Independent studies indicate that global crude oil production will now decline from 74 million barrels per day to 60 million barrels per day by 2015. During the same time, demand will increase. Oil supplies will be even tighter for the U.S. As oil producing nations consume more and more oil domestically they will export less and less. Because demand is high in China, India, the Middle East, and other oil producing nations, once global oil production begins to decline, demand will always be higher than supply. And since the U.S. represents one fourth of global oil demand, whatever oil we conserve will be consumed elsewhere. Thus, conservation in the U.S. will not slow oil depletion rates significantly.

Alternatives will not even begin to fill the gap. There is no plan nor capital for a so-called electric economy. And most alternatives yield electric power, but we need liquid fuels for tractors/combines, 18 wheel trucks, trains, ships, and mining equipment. The independent scientists of the Energy Watch Group conclude in a 2007 report titled: “Peak Oil Could Trigger Meltdown of Society:”

"By 2020, and even more by 2030, global oil supply will be dramatically lower. This will create a supply gap which can hardly be closed by growing contributions from other fossil, nuclear or alternative energy sources in this time frame."
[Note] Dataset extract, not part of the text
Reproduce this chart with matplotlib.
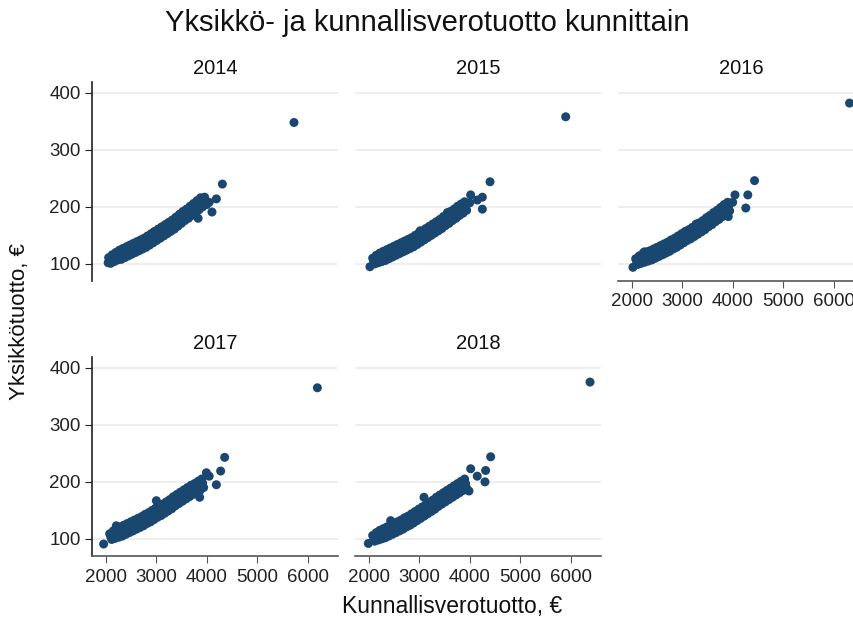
import matplotlib
matplotlib.use("Agg")
import matplotlib.pyplot as plt

plt.rcParams['font.family'] = ['Liberation Sans', 'DejaVu Sans']

years = ["2014", "2015", "2016", "2017", "2018"]

x2014 = [2060, 2130, 2200, 2270, 2340, 2410, 2480, 2550, 2620, 2690, 2760, 2830, 2900, 2970,
         3040, 3110, 3180, 3250, 3320, 3390, 3460, 3530, 3600, 3670, 3740, 3810, 3880,
         2080, 2150, 2220, 2290, 2360, 2430, 2500, 2570, 2640, 2710, 2780, 2850, 2920, 2990,
         3060, 3130, 3200, 3270, 3340, 3410, 3480, 3550, 3620, 3690, 3760, 3830, 3900,
         2100, 2170, 2240, 2310, 2380, 2450, 2520, 2590, 2660, 2730, 2800, 2870, 2940, 3010,
         3080, 3150, 3220, 3290, 3360, 3430, 3500, 3570, 3640, 3710, 3780, 3850, 3920,
         2050, 2230, 2960, 3830, 4000, 4050, 3960, 4105, 4192, 4311, 5729]
y2014 = [111, 116, 120, 124, 127, 130, 133, 136, 139, 142, 145, 149, 153, 157,
         161, 165, 169, 173, 177, 182, 187, 192, 196, 201, 206, 211, 216,
         106, 110, 113, 116, 119, 122, 125, 128, 131, 134, 137, 141, 145, 149,
         153, 157, 161, 165, 169, 174, 179, 184, 188, 193, 198, 203, 208,
         101, 104, 107, 108, 111, 114, 117, 120, 123, 126, 129, 133, 137, 141,
         145, 149, 153, 157, 161, 166, 171, 176, 180, 185, 190, 195, 200,
         102, 118, 156, 180, 204, 208, 217, 191, 214, 240, 348]

x2015 = [2080, 2150, 2220, 2290, 2360, 2430, 2500, 2570, 2640, 2710, 2780, 2850, 2920, 2990,
         3060, 3130, 3200, 3270, 3340, 3410, 3480, 3550, 3620, 3690, 3760, 3830, 3900,
         2100, 2170, 2240, 2310, 2380, 2450, 2520, 2590, 2660, 2730, 2800, 2870, 2940, 3010,
         3080, 3150, 3220, 3290, 3360, 3430, 3500, 3570, 3640, 3710, 3780, 3850, 3920,
         2120, 2190, 2260, 2330, 2400, 2470, 2540, 2610, 2680, 2750, 2820, 2890, 2960, 3030,
         3100, 3170, 3240, 3310, 3380, 3450, 3520, 3590, 3660, 3730, 3800, 3870, 3940,
         2026, 3020, 3560, 4020, 4000, 4150, 4251, 4251, 4403, 5901]
y2015 = [110, 115, 119, 122, 125, 128, 131, 134, 137, 140, 143, 146, 150, 154,
         158, 162, 166, 170, 174, 178, 183, 187, 192, 196, 201, 205, 209,
         105, 108, 111, 114, 117, 120, 123, 126, 129, 132, 135, 138, 142, 146,
         150, 154, 158, 162, 166, 170, 175, 179, 184, 188, 193, 197, 202,
         100, 102, 104, 106, 109, 112, 115, 118, 121, 124, 127, 130, 134, 138,
         142, 146, 150, 154, 158, 162, 167, 171, 176, 180, 185, 189, 194,
         95, 158, 190, 221, 207, 212, 217, 196, 244, 358]

x2016 = [2080, 2150, 2220, 2290, 2360, 2430, 2500, 2570, 2640, 2710, 2780, 2850, 2920, 2990,
         3060, 3130, 3200, 3270, 3340, 3410, 3480, 3550, 3620, 3690, 3760, 3830, 3900,
         2100, 2170, 2240, 2310, 2380, 2450, 2520, 2590, 2660, 2730, 2800, 2870, 2940, 3010,
         3080, 3150, 3220, 3290, 3360, 3430, 3500, 3570, 3640, 3710, 3780, 3850, 3920,
         2120, 2190, 2260, 2330, 2400, 2470, 2540, 2610, 2680, 2750, 2820, 2890, 2960, 3030,
         3100, 3170, 3240, 3310, 3380, 3450, 3520, 3590, 3660, 3730, 3800, 3870, 3940,
         2026, 2250, 3280, 3913, 4000, 4046, 4260, 4300, 4433, 6314]
y2016 = [109, 114, 118, 121, 123, 126, 129, 132, 135, 138, 142, 145, 149, 153,
         157, 160, 164, 168, 172, 176, 181, 185, 190, 194, 199, 204, 208,
         104, 107, 110, 113, 115, 118, 121, 124, 127, 130, 134, 137, 141, 145,
         149, 152, 156, 160, 164, 168, 173, 177, 182, 186, 191, 196, 201,
         99, 101, 103, 105, 107, 110, 113, 116, 119, 122, 126, 129, 133, 137,
         141, 144, 148, 152, 156, 160, 165, 169, 174, 178, 183, 188, 193,
         94, 121, 170, 183, 208, 221, 198, 221, 246, 382]

x2017 = [2080, 2150, 2220, 2290, 2360, 2430, 2500, 2570, 2640, 2710, 2780, 2850, 2920, 2990,
         3060, 3130, 3200, 3270, 3340, 3410, 3480, 3550, 3620, 3690, 3760, 3830, 3900,
         2100, 2170, 2240, 2310, 2380, 2450, 2520, 2590, 2660, 2730, 2800, 2870, 2940, 3010,
         3080, 3150, 3220, 3290, 3360, 3430, 3500, 3570, 3640, 3710, 3780, 3850, 3920,
         2120, 2190, 2260, 2330, 2400, 2470, 2540, 2610, 2680, 2750, 2820, 2890, 2960, 3030,
         3100, 3170, 3240, 3310, 3380, 3450, 3520, 3590, 3660, 3730, 3800, 3870, 3940,
         1960, 2211, 3004, 3861, 3994, 4050, 4192, 4277, 4356, 6192]
y2017 = [109, 114, 118, 121, 124, 127, 130, 133, 136, 139, 143, 146, 150, 154,
         157, 161, 165, 169, 174, 178, 182, 186, 190, 194, 197, 201, 205,
         104, 107, 110, 113, 116, 119, 122, 125, 128, 131, 135, 138, 142, 146,
         149, 153, 157, 161, 166, 170, 174, 178, 182, 186, 189, 193, 198,
         99, 101, 103, 105, 108, 111, 114, 117, 120, 123, 127, 130, 134, 138,
         141, 145, 149, 153, 158, 162, 166, 170, 174, 178, 181, 185, 190,
         91, 123, 167, 173, 216, 210, 195, 219, 243, 365]

x2018 = [2080, 2150, 2220, 2290, 2360, 2430, 2500, 2570, 2640, 2710, 2780, 2850, 2920, 2990,
         3060, 3130, 3200, 3270, 3340, 3410, 3480, 3550, 3620, 3690, 3760, 3830, 3900,
         2100, 2170, 2240, 2310, 2380, 2450, 2520, 2590, 2660, 2730, 2800, 2870, 2940, 3010,
         3080, 3150, 3220, 3290, 3360, 3430, 3500, 3570, 3640, 3710, 3780, 3850, 3920,
         2120, 2190, 2260, 2330, 2400, 2470, 2540, 2610, 2680, 2750, 2820, 2890, 2960, 3030,
         3100, 3170, 3240, 3310, 3380, 3450, 3520, 3590, 3660, 3730, 3800, 3870, 3940,
         1994, 2436, 3096, 3986, 4020, 4150, 4303, 4316, 4416, 6383]
y2018 = [106, 111, 115, 118, 121, 124, 127, 130, 133, 137, 140, 144, 148, 152,
         156, 160, 164, 168, 173, 177, 181, 185, 189, 193, 197, 201, 205,
         101, 104, 107, 110, 113, 116, 119, 122, 125, 129, 132, 136, 140, 144,
         148, 152, 156, 160, 165, 169, 173, 177, 181, 185, 189, 193, 197,
         96, 98, 100, 102, 105, 108, 111, 114, 117, 121, 124, 128, 132, 136,
         140, 144, 148, 152, 157, 161, 165, 169, 173, 177, 181, 185, 189,
         92, 132, 173, 184, 223, 210, 200, 220, 244, 375]

xs = [x2014, x2015, x2016, x2017, x2018]
ys = [y2014, y2015, y2016, y2017, y2018]

x_ticks = [2000, 3000, 4000, 5000, 6000]
y_ticks = [100, 200, 300, 400]

title = "Yksikkö- ja kunnallisverotuotto kunnittain"
xlabel = "Kunnallisverotuotto, €"
ylabel = "Yksikkötuotto, €"

W, H = 854, 621
fig = plt.figure(figsize=(W / 100, H / 100), dpi=100)
fig.patch.set_facecolor("white")

def rect(l, t, w, h):
    return [l / W, 1 - (t + h) / H, w / W, h / H]

pos = [(92, 82), (355, 82), (618, 82), (92, 357), (355, 357)]
show_y = [True, False, False, True, False]
show_x = [False, False, True, True, True]
color = "#1a476f"

for i, yr in enumerate(years):
    l, t = pos[i]
    ax = fig.add_axes(rect(l, t, 246, 199))
    ax.set_xlim(1730, 6600)
    ax.set_ylim(70, 419)
    ax.set_yticks(y_ticks)
    ax.set_xticks(x_ticks)
    ax.grid(axis="y", color="#eeeeee", linewidth=1.5)
    ax.set_axisbelow(True)
    for s in ["top", "right"]:
        ax.spines[s].set_visible(False)
    ax.spines["left"].set_visible(show_y[i])
    ax.spines["bottom"].set_visible(show_x[i])
    ax.spines["left"].set_color("#222222")
    ax.spines["bottom"].set_color("#555555")
    ax.spines["left"].set_linewidth(1.2)
    ax.spines["bottom"].set_linewidth(1.2)
    ax.tick_params(axis="y", left=show_y[i], labelleft=show_y[i], length=5,
                   color="#222222", labelsize=13.5, pad=3, labelcolor="#222222")
    ax.tick_params(axis="x", bottom=show_x[i], labelbottom=show_x[i], length=5,
                   color="#555555", labelsize=13.5, pad=4, labelcolor="#222222")
    ax.scatter(xs[i], ys[i], s=42, color=color, edgecolors="none", zorder=3,
               clip_on=False)
    ax.set_title(yr, fontsize=14.5, pad=6, color="#111111")

fig.text(427 / W, 1 - 23 / H, title, ha="center", va="center", fontsize=21,
         color="#111111")
fig.text(452 / W, 1 - 607 / H, xlabel, ha="center", va="center", fontsize=16.5,
         color="#111111")
fig.text(20 / W, 1 - 322 / H, ylabel, ha="center", va="center", fontsize=16,
         rotation=90, color="#111111")

fig.savefig("out.png", dpi=100, facecolor="white")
With increasing costs for gasoline and diesel, along with declining taxes and declining gasoline tax revenues, states and local governments will eventually have to cut staff and curtail highway maintenance. Eventually, gasoline stations will close, and state and local highway workers won’t be able to get to work. We are facing the collapse of the highways that depend on diesel and gasoline powered trucks for bridge maintenance, culvert cleaning to avoid road washouts, snow plowing, and roadbed and surface repair. When the highways fail, so will the power grid, as highways carry the parts, large transformers, steel for pylons, and high tension cables from great distances. With the highways out, there will be no food coming from far away, and without the power grid virtually nothing modern works, including home heating, pumping of gasoline and diesel, airports, communications, water supply, waste water treatment, and automated building systems.